Ah ok! Let me take a look at that. I’ll come back with my findings.

First, I will second Scott’s recommendation that you try a collating index with case-insensitivity (3) strength. They are designed for just this kind of use.

That said, an index defined with a simple function, such as one that uppercases, on a field can in fact be used in a query. The restriction is that the entire key expression that defines the index must be used verbatim in the query with [in]equality predicates. And the FunctionKeyExpression implementation must be marked as a QueryableKeyExpression.

So, given UPPER(f), you can do the equivalent of `WHERE UPPER(f) >= ‘e’ AND UPPER(f) <= ‘m’ to scan such an index between those bounds.

What doesn’t work is planner support for “understanding” what the index does. An imaginary case of this would be something like WHERE UPPER(f >= 'e' AND f <= 'm').

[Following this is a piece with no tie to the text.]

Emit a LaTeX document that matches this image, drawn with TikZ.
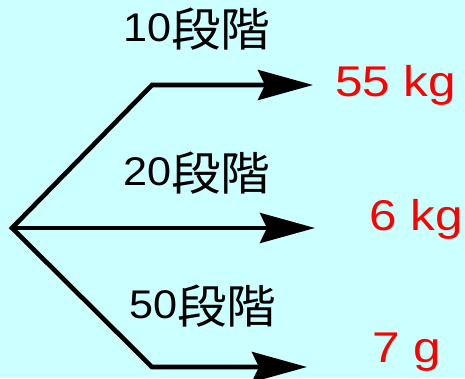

I have created a pull request to fix the test that you found to demonstrate the simple case that does work today.

Hi Mike,

I have the same use-case. I am trying to create a uppercase testCollate index and referring to FDBCollateQueryTest class but my query is not behaving as expected. I’m not sure if my inference is correct.

Message Order {
         int32 order_id = 1;
         int32 price = 2;
         string buyer = 3;
}

I have inserted data with values of buyer : [“foo”, “bar”, “vibhuti”]. My use-case is that user queries buyer: “FOO” and it returns the order with value “foo” (case-insensitive search). For the above model, the index that I have created is:

KeyExpression NAME_FIELD = function(CollateFunctionKeyExpressionFactoryJRE.FUNCTION_NAME, field("buyer"));
builder.addIndex("order", "buyerIndex", NAME_FIELD );

And the query that I’m firing is (to make sure it picks up this index):

RecordQuery query = RecordQuery.newBuilder().setRecordType("Order").setFilter(Query.field("buyer").equalsValue("vibhuti")).setAllowedIndex("buyerIndex").setRequiredResults(field("buyer)).setSort(field("buyer")).build();

When I fire this query, it throws me an error stating “Cannot sort without appropriate index: Field { ’ buyer’ None}.” The index has already been registered (I have verified this with an IndexScan.). If I remove the setSort method, it does a full range scan instead.

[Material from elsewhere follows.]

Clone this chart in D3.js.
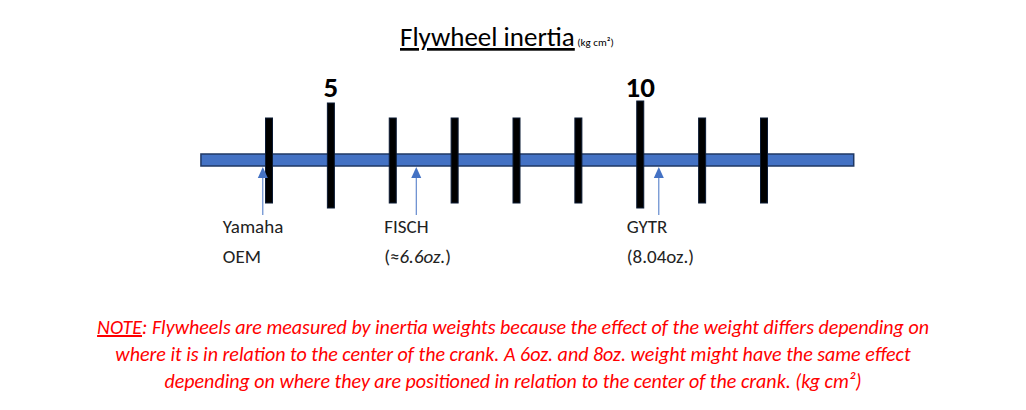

Is the index I have constructed correct? If not, could you please guide me as to how to proceed further?
Thanks.

Your query and sort expressions must match the collating index; that is, they must involve the collate function expression.

Unlike in SQL, where COLLATE clauses affect the behavior of the column itself in indexes and queries, in the record layer that remains unaffected and applications of a collation function are indexed and queried.

Specifically, instead of Query.field("buyer") use Query.keyExpression(NAME_FIELD) and instead of Key.Expressions.field("buyer") again NAME_FIELD. Review the test class you referred to again and note how it does that.

Since there is an equality filter on the collated field, the sort won’t make any difference in this query. But I assume that it will in the actual use case.

Ahh got it. Yes the use-case is more complex than this. It works now.
Thanks a ton.